[Start of Dataset entries]
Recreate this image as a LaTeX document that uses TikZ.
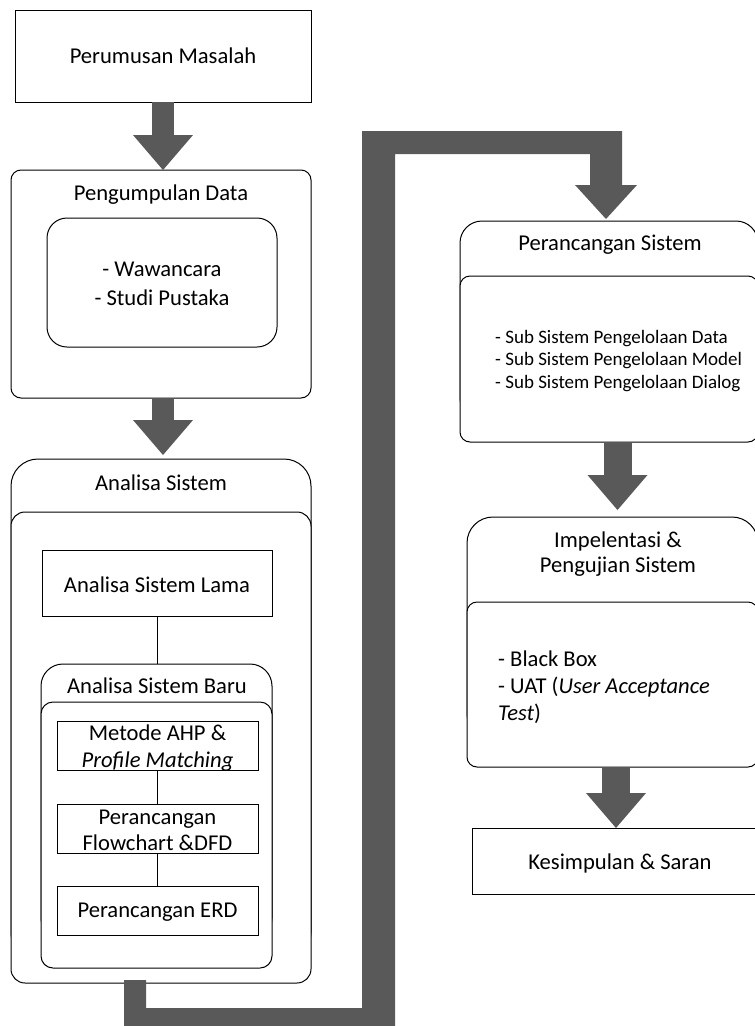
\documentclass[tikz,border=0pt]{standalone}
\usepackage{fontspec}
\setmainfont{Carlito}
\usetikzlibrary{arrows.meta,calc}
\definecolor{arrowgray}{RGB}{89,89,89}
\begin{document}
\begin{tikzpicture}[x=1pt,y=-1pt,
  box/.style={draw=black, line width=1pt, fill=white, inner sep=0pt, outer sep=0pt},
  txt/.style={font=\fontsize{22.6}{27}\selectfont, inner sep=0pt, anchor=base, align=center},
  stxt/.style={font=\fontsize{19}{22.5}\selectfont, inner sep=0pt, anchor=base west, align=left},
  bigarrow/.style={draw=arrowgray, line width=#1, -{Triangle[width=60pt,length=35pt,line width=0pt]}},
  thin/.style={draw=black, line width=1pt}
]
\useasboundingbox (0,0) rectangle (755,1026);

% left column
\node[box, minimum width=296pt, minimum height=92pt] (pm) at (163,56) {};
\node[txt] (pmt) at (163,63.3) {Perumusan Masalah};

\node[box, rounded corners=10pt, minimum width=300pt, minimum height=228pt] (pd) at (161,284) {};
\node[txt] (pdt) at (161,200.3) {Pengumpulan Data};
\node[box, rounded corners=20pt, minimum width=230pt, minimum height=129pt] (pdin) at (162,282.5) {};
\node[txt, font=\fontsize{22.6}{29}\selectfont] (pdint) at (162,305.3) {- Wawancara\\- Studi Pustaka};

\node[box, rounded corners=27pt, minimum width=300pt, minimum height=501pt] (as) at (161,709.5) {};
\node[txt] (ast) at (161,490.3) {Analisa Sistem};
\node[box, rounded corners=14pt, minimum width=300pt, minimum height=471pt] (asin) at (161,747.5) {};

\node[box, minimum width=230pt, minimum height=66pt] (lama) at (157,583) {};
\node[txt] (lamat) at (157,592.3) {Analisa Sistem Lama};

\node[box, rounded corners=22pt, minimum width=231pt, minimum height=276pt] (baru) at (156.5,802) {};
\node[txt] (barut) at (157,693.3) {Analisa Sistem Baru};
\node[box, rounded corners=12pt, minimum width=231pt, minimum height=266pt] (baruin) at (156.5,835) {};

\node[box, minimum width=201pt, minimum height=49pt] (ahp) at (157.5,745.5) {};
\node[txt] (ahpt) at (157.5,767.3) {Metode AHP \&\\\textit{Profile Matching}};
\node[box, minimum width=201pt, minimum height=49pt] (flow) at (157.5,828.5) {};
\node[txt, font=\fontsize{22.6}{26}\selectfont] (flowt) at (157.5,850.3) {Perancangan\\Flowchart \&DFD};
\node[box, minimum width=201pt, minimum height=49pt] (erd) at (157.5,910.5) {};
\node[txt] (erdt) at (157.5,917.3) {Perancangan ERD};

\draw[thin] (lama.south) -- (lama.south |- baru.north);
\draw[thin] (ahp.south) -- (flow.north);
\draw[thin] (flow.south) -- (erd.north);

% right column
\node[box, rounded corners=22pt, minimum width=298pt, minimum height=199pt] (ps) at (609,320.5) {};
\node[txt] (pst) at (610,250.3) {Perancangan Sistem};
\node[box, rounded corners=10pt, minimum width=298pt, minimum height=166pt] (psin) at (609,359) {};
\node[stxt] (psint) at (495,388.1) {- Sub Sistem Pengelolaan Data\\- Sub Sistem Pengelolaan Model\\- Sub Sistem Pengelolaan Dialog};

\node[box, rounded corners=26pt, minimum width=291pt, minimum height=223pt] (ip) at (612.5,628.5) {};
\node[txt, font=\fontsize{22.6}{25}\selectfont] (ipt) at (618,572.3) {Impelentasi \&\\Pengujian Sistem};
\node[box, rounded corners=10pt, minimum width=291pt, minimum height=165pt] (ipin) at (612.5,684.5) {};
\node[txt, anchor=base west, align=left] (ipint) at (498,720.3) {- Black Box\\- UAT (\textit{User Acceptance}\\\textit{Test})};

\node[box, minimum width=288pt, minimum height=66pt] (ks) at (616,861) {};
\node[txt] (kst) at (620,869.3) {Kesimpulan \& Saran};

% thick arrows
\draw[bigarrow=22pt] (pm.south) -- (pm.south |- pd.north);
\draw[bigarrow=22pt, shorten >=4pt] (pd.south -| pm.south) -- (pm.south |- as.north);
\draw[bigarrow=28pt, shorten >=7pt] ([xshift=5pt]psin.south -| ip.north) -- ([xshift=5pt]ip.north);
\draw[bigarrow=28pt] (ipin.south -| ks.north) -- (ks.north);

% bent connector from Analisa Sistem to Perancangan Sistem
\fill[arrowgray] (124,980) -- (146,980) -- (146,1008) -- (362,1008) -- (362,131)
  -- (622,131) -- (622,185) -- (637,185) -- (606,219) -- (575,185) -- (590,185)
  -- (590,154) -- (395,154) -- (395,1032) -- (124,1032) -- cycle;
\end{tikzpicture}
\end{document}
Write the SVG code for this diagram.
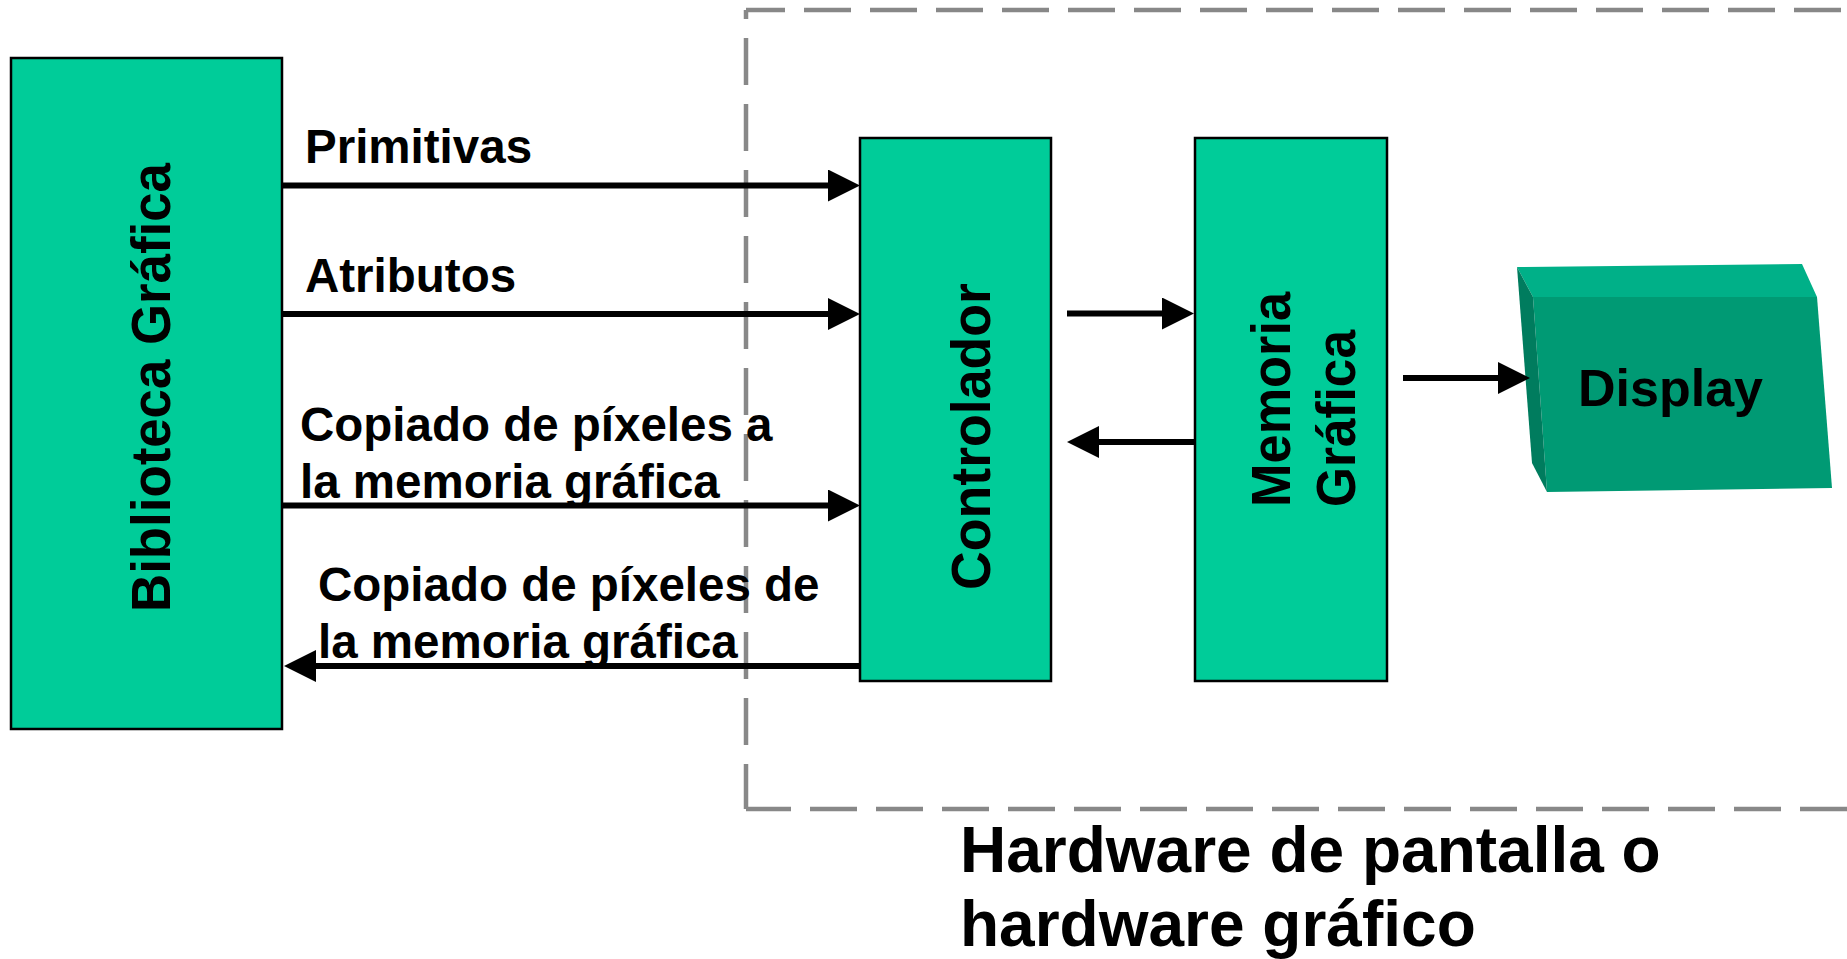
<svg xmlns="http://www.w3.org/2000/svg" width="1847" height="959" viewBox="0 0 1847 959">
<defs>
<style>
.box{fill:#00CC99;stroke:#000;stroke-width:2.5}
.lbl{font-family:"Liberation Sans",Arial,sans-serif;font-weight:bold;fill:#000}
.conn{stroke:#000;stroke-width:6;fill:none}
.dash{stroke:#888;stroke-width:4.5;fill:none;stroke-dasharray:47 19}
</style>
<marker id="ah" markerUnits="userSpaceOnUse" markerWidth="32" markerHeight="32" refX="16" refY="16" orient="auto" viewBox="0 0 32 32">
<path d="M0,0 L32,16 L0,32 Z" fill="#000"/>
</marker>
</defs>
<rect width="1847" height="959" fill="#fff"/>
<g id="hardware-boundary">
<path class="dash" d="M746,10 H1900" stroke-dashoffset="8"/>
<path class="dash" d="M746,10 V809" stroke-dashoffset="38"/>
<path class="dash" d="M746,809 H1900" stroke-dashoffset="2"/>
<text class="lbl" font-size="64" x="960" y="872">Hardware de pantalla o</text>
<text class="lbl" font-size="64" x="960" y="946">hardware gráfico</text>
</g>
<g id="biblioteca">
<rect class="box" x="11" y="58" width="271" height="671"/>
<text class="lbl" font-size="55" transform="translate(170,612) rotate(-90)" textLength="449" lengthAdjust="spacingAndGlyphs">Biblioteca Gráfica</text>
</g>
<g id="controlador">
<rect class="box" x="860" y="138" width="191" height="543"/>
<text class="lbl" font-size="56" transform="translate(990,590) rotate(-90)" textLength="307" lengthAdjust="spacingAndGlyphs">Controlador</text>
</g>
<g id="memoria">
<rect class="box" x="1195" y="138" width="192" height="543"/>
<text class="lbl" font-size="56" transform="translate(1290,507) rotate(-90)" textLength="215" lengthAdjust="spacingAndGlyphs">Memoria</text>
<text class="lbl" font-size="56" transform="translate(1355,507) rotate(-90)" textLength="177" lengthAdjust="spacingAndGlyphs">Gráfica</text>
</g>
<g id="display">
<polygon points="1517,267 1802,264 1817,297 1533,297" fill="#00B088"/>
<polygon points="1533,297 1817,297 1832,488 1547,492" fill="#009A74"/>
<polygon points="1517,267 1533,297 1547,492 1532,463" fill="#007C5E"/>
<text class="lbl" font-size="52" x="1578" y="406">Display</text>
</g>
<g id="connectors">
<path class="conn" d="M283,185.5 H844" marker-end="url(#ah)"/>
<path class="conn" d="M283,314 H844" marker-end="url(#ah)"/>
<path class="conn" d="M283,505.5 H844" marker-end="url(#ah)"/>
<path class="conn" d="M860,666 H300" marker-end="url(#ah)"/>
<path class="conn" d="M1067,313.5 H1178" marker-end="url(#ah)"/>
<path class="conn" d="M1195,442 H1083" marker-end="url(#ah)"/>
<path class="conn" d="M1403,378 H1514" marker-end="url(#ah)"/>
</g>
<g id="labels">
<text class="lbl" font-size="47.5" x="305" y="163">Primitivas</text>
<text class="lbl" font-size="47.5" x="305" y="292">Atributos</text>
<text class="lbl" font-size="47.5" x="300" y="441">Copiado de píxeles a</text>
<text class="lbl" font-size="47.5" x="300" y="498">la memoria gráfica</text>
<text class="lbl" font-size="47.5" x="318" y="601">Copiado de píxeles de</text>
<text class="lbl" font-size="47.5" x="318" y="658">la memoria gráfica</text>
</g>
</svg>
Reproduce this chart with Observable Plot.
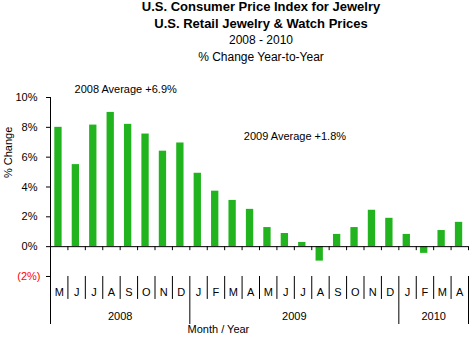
[End of Dataset entries]
Written exercise —
Return, please, the exact lines from the beginning of the entries above through the line containing "(pdint) at (162,305.3)", both included; pictures are left out.

Exercise answer —
Recreate this image as a LaTeX document that uses TikZ.
\documentclass[tikz,border=0pt]{standalone}
\usepackage{fontspec}
\setmainfont{Carlito}
\usetikzlibrary{arrows.meta,calc}
\definecolor{arrowgray}{RGB}{89,89,89}
\begin{document}
\begin{tikzpicture}[x=1pt,y=-1pt,
  box/.style={draw=black, line width=1pt, fill=white, inner sep=0pt, outer sep=0pt},
  txt/.style={font=\fontsize{22.6}{27}\selectfont, inner sep=0pt, anchor=base, align=center},
  stxt/.style={font=\fontsize{19}{22.5}\selectfont, inner sep=0pt, anchor=base west, align=left},
  bigarrow/.style={draw=arrowgray, line width=#1, -{Triangle[width=60pt,length=35pt,line width=0pt]}},
  thin/.style={draw=black, line width=1pt}
]
\useasboundingbox (0,0) rectangle (755,1026);

% left column
\node[box, minimum width=296pt, minimum height=92pt] (pm) at (163,56) {};
\node[txt] (pmt) at (163,63.3) {Perumusan Masalah};

\node[box, rounded corners=10pt, minimum width=300pt, minimum height=228pt] (pd) at (161,284) {};
\node[txt] (pdt) at (161,200.3) {Pengumpulan Data};
\node[box, rounded corners=20pt, minimum width=230pt, minimum height=129pt] (pdin) at (162,282.5) {};
\node[txt, font=\fontsize{22.6}{29}\selectfont] (pdint) at (162,305.3) {- Wawancara\\- Studi Pustaka};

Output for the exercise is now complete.